◆ **Given material**:
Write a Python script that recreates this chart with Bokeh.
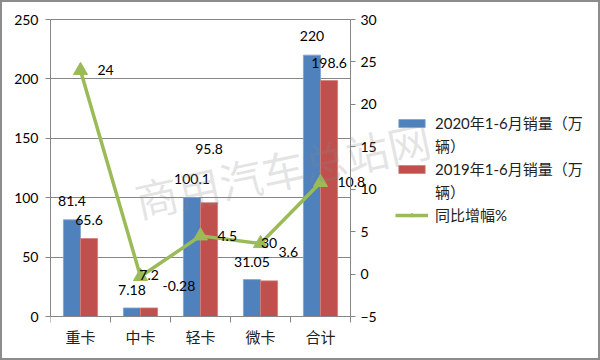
from bokeh.plotting import figure
from bokeh.models import (Range1d, LinearAxis, FixedTicker, ColumnDataSource,
                          Legend, LegendItem, Label)
from bokeh.core.properties import value
from bokeh.embed import file_html
from bokeh.resources import INLINE

# ---------------- data ----------------
categories = ["重卡", "中卡", "轻卡", "微卡", "合计"]
sales_2020 = [81.4, 7.18, 100.1, 31.05, 220]
sales_2019 = [65.6, 7.2, 95.8, 30, 198.6]
growth = [24, -0.28, 4.5, 3.6, 10.8]
labels_2020 = ["81.4", "7.18", "100.1", "31.05", "220"]
labels_2019 = ["65.6", "7.2", "95.8", "30", "198.6"]
labels_growth = ["24", "-0.28", "4.5", "3.6", "10.8"]
left_ticks = [0, 50, 100, 150, 200, 250]
right_ticks = [-5, 0, 5, 10, 15, 20, 25, 30]
series_line1 = ["2020年1-6月销量（万", "2019年1-6月销量（万", "同比增幅%"]
series_line2 = "辆）"
watermark = "商用汽车总站网"

# ---------------- style (label nudges in px) ----------------
dy_2020 = [-19, -18, -19, -18, -19]
dy_2019 = [-19, -33, -54, -38, -18]
dx_growth = [17, 22, 17, 18, 17]
dy_growth = [0, 10, 0, 8, 0]

NUM_FONT = "Lato"
CJK_FONT = "Noto Sans CJK SC"
BLUE = "#4F81BD"
RED = "#C0504D"
GREEN = "#9BBB59"
AXIS_GREY = "#868686"

W, H = 600, 360
FRAME_PX = 2                      # css border width (canvas is shifted by it)
BORDER_L, BORDER_R, BORDER_T, BORDER_B = 48, 6, 2, 2
PLOT_W = 300                      # pixel width used by the categories
PLOT_TOP, PLOT_BOTTOM = 17, 314   # canvas rows of the axis ends
n = len(categories)
frame_w = W - BORDER_L - BORDER_R
x_end = n * frame_w / PLOT_W

lmin, lmax = left_ticks[0], left_ticks[-1]
rmin, rmax = right_ticks[0], right_ticks[-1]
plot_h = PLOT_BOTTOM - PLOT_TOP
top_extra = PLOT_TOP - BORDER_T
bot_extra = (H - BORDER_B) - PLOT_BOTTOM
l_per_px = (lmax - lmin) / plot_h
r_per_px = (rmax - rmin) / plot_h
y_range = Range1d(lmin - bot_extra * l_per_px, lmax + top_extra * l_per_px)
r_range = Range1d(rmin - bot_extra * r_per_px, rmax + top_extra * r_per_px)

centers = [i + 0.5 for i in range(n)]
bw = 0.285
x_2020 = [c - bw / 2 for c in centers]
x_2019 = [c + bw / 2 for c in centers]

src = ColumnDataSource(dict(
    xc=centers, x20=x_2020, x19=x_2019,
    v20=sales_2020, v19=sales_2019, g=growth,
    l20=labels_2020, l19=labels_2019, lg=labels_growth,
    dy20=dy_2020, dy19=dy_2019, dxg=dx_growth, dyg=dy_growth,
))

p = figure(width=W, height=H, output_backend="svg", toolbar_location=None,
           x_range=Range1d(0, x_end), y_range=y_range,
           min_border_left=BORDER_L, min_border_right=BORDER_R,
           min_border_top=BORDER_T, min_border_bottom=BORDER_B)
p.extra_y_ranges = {"right": r_range}
p.outline_line_color = None
p.background_fill_color = "white"
p.border_fill_color = "white"
p.styles = {"border": f"{FRAME_PX}px solid #8c8c8c", "box-sizing": "border-box"}

# axes
p.yaxis.ticker = FixedTicker(ticks=left_ticks)
p.yaxis.bounds = (lmin, lmax)
p.yaxis.axis_line_color = AXIS_GREY
p.yaxis.major_tick_line_color = AXIS_GREY
p.yaxis.major_tick_in = 0
p.yaxis.major_tick_out = 5
p.yaxis.minor_tick_line_color = None
p.yaxis.major_label_text_font = NUM_FONT
p.yaxis.major_label_text_font_size = "14px"
p.yaxis.major_label_text_color = "black"
p.yaxis.major_label_standoff = 7

p.xaxis.fixed_location = lmin
p.xaxis.ticker = FixedTicker(ticks=centers, minor_ticks=list(range(n + 1)))
p.xaxis.major_label_overrides = {c: cat for c, cat in zip(centers, categories)}
p.xaxis.bounds = (0, n)
p.xaxis.axis_line_color = AXIS_GREY
p.xaxis.major_tick_line_color = None
p.xaxis.minor_tick_line_color = AXIS_GREY
p.xaxis.minor_tick_in = 0
p.xaxis.minor_tick_out = 6
p.xaxis.major_label_text_font = CJK_FONT
p.xaxis.major_label_text_font_size = "15px"
p.xaxis.major_label_text_color = "#222222"
p.xaxis.major_label_standoff = 3

ry = LinearAxis(y_range_name="right", ticker=FixedTicker(ticks=right_ticks),
                fixed_location=n, bounds=(rmin, rmax))
ry.axis_line_color = AXIS_GREY
ry.major_tick_line_color = AXIS_GREY
ry.major_tick_in = 0
ry.major_tick_out = 5
ry.minor_tick_line_color = None
ry.major_label_text_font = NUM_FONT
ry.major_label_text_font_size = "14px"
ry.major_label_text_color = "black"
ry.major_label_standoff = 5
p.add_layout(ry, "right")

p.xgrid.grid_line_color = None
p.ygrid.ticker = FixedTicker(ticks=left_ticks)
p.ygrid.grid_line_color = AXIS_GREY
p.ygrid.grid_line_width = 1
p.ygrid.cross_bounds = (0, n)

# bars
b20 = p.vbar(x="x20", top="v20", width=bw, bottom=0, source=src,
             fill_color=BLUE, line_color="#7fa3d1", line_width=0.8)
b19 = p.vbar(x="x19", top="v19", width=bw, bottom=0, source=src,
             fill_color=RED, line_color="#d27e7c", line_width=0.8)

# growth line
gl = p.line(x="xc", y="g", source=src, y_range_name="right",
            line_color=GREEN, line_width=3.5)
gm = p.scatter(x="xc", y="g", source=src, y_range_name="right",
               marker="triangle", size=14, fill_color=GREEN, line_color=GREEN)

# data labels
p.text(x="x20", y="v20", text="l20", source=src, y_offset="dy20",
       text_align="center", text_baseline="middle",
       text_font=value(NUM_FONT), text_font_size="14px", text_color="black")
p.text(x="x19", y="v19", text="l19", source=src, y_offset="dy19",
       text_align="center", text_baseline="middle",
       text_font=value(NUM_FONT), text_font_size="14px", text_color="black")
p.text(x="xc", y="g", text="lg", source=src, y_range_name="right",
       x_offset="dxg", y_offset="dyg",
       text_align="left", text_baseline="middle",
       text_font=value(NUM_FONT), text_font_size="14px", text_color="black")

# legend (wrapped labels: continuation line as a glyph-less row)
legend = Legend(items=[
    LegendItem(label=series_line1[0], renderers=[b20]),
    LegendItem(label=series_line2, renderers=[]),
    LegendItem(label=series_line1[1], renderers=[b19]),
    LegendItem(label=series_line2, renderers=[]),
    LegendItem(label=series_line1[2], renderers=[gl, gm]),
], location=(345, 135))
legend.background_fill_alpha = 0
legend.border_line_color = None
legend.padding = 0
legend.margin = 0
legend.spacing = 2
legend.label_height = 20
legend.glyph_width = 33
legend.glyph_height = 10
legend.label_standoff = 7
legend.label_text_font = "Lato, Noto Sans CJK SC"
legend.label_text_font_size = "15px"
legend.label_text_color = "#222222"
p.add_layout(legend, "center")

# watermark
p.add_layout(Label(x=232, y=192, x_units="screen", y_units="screen",
                   text=watermark, angle=0.21, text_align="center",
                   text_baseline="middle", text_font=CJK_FONT,
                   text_font_size="43px", text_color="#888888", text_alpha=0.22))

open("out.html", "w").write(file_html(p, INLINE))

◆ **To do**: Retype each line of the listing above word for word. Exclude the pictures.

◆ **The answer**:
Write a Python script that recreates this chart with Bokeh.
from bokeh.plotting import figure
from bokeh.models import (Range1d, LinearAxis, FixedTicker, ColumnDataSource,
                          Legend, LegendItem, Label)
from bokeh.core.properties import value
from bokeh.embed import file_html
from bokeh.resources import INLINE

# ---------------- data ----------------
categories = ["重卡", "中卡", "轻卡", "微卡", "合计"]
sales_2020 = [81.4, 7.18, 100.1, 31.05, 220]
sales_2019 = [65.6, 7.2, 95.8, 30, 198.6]
growth = [24, -0.28, 4.5, 3.6, 10.8]
labels_2020 = ["81.4", "7.18", "100.1", "31.05", "220"]
labels_2019 = ["65.6", "7.2", "95.8", "30", "198.6"]
labels_growth = ["24", "-0.28", "4.5", "3.6", "10.8"]
left_ticks = [0, 50, 100, 150, 200, 250]
right_ticks = [-5, 0, 5, 10, 15, 20, 25, 30]
series_line1 = ["2020年1-6月销量（万", "2019年1-6月销量（万", "同比增幅%"]
series_line2 = "辆）"
watermark = "商用汽车总站网"

# ---------------- style (label nudges in px) ----------------
dy_2020 = [-19, -18, -19, -18, -19]
dy_2019 = [-19, -33, -54, -38, -18]
dx_growth = [17, 22, 17, 18, 17]
dy_growth = [0, 10, 0, 8, 0]

NUM_FONT = "Lato"
CJK_FONT = "Noto Sans CJK SC"
BLUE = "#4F81BD"
RED = "#C0504D"
GREEN = "#9BBB59"
AXIS_GREY = "#868686"

W, H = 600, 360
FRAME_PX = 2                      # css border width (canvas is shifted by it)
BORDER_L, BORDER_R, BORDER_T, BORDER_B = 48, 6, 2, 2
PLOT_W = 300                      # pixel width used by the categories
PLOT_TOP, PLOT_BOTTOM = 17, 314   # canvas rows of the axis ends
n = len(categories)
frame_w = W - BORDER_L - BORDER_R
x_end = n * frame_w / PLOT_W

lmin, lmax = left_ticks[0], left_ticks[-1]
rmin, rmax = right_ticks[0], right_ticks[-1]
plot_h = PLOT_BOTTOM - PLOT_TOP
top_extra = PLOT_TOP - BORDER_T
bot_extra = (H - BORDER_B) - PLOT_BOTTOM
l_per_px = (lmax - lmin) / plot_h
r_per_px = (rmax - rmin) / plot_h
y_range = Range1d(lmin - bot_extra * l_per_px, lmax + top_extra * l_per_px)
r_range = Range1d(rmin - bot_extra * r_per_px, rmax + top_extra * r_per_px)

centers = [i + 0.5 for i in range(n)]
bw = 0.285
x_2020 = [c - bw / 2 for c in centers]
x_2019 = [c + bw / 2 for c in centers]

src = ColumnDataSource(dict(
    xc=centers, x20=x_2020, x19=x_2019,
    v20=sales_2020, v19=sales_2019, g=growth,
    l20=labels_2020, l19=labels_2019, lg=labels_growth,
    dy20=dy_2020, dy19=dy_2019, dxg=dx_growth, dyg=dy_growth,
))

p = figure(width=W, height=H, output_backend="svg", toolbar_location=None,
           x_range=Range1d(0, x_end), y_range=y_range,
           min_border_left=BORDER_L, min_border_right=BORDER_R,
           min_border_top=BORDER_T, min_border_bottom=BORDER_B)
p.extra_y_ranges = {"right": r_range}
p.outline_line_color = None
p.background_fill_color = "white"
p.border_fill_color = "white"
p.styles = {"border": f"{FRAME_PX}px solid #8c8c8c", "box-sizing": "border-box"}

# axes
p.yaxis.ticker = FixedTicker(ticks=left_ticks)
p.yaxis.bounds = (lmin, lmax)
p.yaxis.axis_line_color = AXIS_GREY
p.yaxis.major_tick_line_color = AXIS_GREY
p.yaxis.major_tick_in = 0
p.yaxis.major_tick_out = 5
p.yaxis.minor_tick_line_color = None
p.yaxis.major_label_text_font = NUM_FONT
p.yaxis.major_label_text_font_size = "14px"
p.yaxis.major_label_text_color = "black"
p.yaxis.major_label_standoff = 7

p.xaxis.fixed_location = lmin
p.xaxis.ticker = FixedTicker(ticks=centers, minor_ticks=list(range(n + 1)))
p.xaxis.major_label_overrides = {c: cat for c, cat in zip(centers, categories)}
p.xaxis.bounds = (0, n)
p.xaxis.axis_line_color = AXIS_GREY
p.xaxis.major_tick_line_color = None
p.xaxis.minor_tick_line_color = AXIS_GREY
p.xaxis.minor_tick_in = 0
p.xaxis.minor_tick_out = 6
p.xaxis.major_label_text_font = CJK_FONT
p.xaxis.major_label_text_font_size = "15px"
p.xaxis.major_label_text_color = "#222222"
p.xaxis.major_label_standoff = 3

ry = LinearAxis(y_range_name="right", ticker=FixedTicker(ticks=right_ticks),
                fixed_location=n, bounds=(rmin, rmax))
ry.axis_line_color = AXIS_GREY
ry.major_tick_line_color = AXIS_GREY
ry.major_tick_in = 0
ry.major_tick_out = 5
ry.minor_tick_line_color = None
ry.major_label_text_font = NUM_FONT
ry.major_label_text_font_size = "14px"
ry.major_label_text_color = "black"
ry.major_label_standoff = 5
p.add_layout(ry, "right")

p.xgrid.grid_line_color = None
p.ygrid.ticker = FixedTicker(ticks=left_ticks)
p.ygrid.grid_line_color = AXIS_GREY
p.ygrid.grid_line_width = 1
p.ygrid.cross_bounds = (0, n)

# bars
b20 = p.vbar(x="x20", top="v20", width=bw, bottom=0, source=src,
             fill_color=BLUE, line_color="#7fa3d1", line_width=0.8)
b19 = p.vbar(x="x19", top="v19", width=bw, bottom=0, source=src,
             fill_color=RED, line_color="#d27e7c", line_width=0.8)

# growth line
gl = p.line(x="xc", y="g", source=src, y_range_name="right",
            line_color=GREEN, line_width=3.5)
gm = p.scatter(x="xc", y="g", source=src, y_range_name="right",
               marker="triangle", size=14, fill_color=GREEN, line_color=GREEN)

# data labels
p.text(x="x20", y="v20", text="l20", source=src, y_offset="dy20",
       text_align="center", text_baseline="middle",
       text_font=value(NUM_FONT), text_font_size="14px", text_color="black")
p.text(x="x19", y="v19", text="l19", source=src, y_offset="dy19",
       text_align="center", text_baseline="middle",
       text_font=value(NUM_FONT), text_font_size="14px", text_color="black")
p.text(x="xc", y="g", text="lg", source=src, y_range_name="right",
       x_offset="dxg", y_offset="dyg",
       text_align="left", text_baseline="middle",
       text_font=value(NUM_FONT), text_font_size="14px", text_color="black")

# legend (wrapped labels: continuation line as a glyph-less row)
legend = Legend(items=[
    LegendItem(label=series_line1[0], renderers=[b20]),
    LegendItem(label=series_line2, renderers=[]),
    LegendItem(label=series_line1[1], renderers=[b19]),
    LegendItem(label=series_line2, renderers=[]),
    LegendItem(label=series_line1[2], renderers=[gl, gm]),
], location=(345, 135))
legend.background_fill_alpha = 0
legend.border_line_color = None
legend.padding = 0
legend.margin = 0
legend.spacing = 2
legend.label_height = 20
legend.glyph_width = 33
legend.glyph_height = 10
legend.label_standoff = 7
legend.label_text_font = "Lato, Noto Sans CJK SC"
legend.label_text_font_size = "15px"
legend.label_text_color = "#222222"
p.add_layout(legend, "center")

# watermark
p.add_layout(Label(x=232, y=192, x_units="screen", y_units="screen",
                   text=watermark, angle=0.21, text_align="center",
                   text_baseline="middle", text_font=CJK_FONT,
                   text_font_size="43px", text_color="#888888", text_alpha=0.22))

open("out.html", "w").write(file_html(p, INLINE))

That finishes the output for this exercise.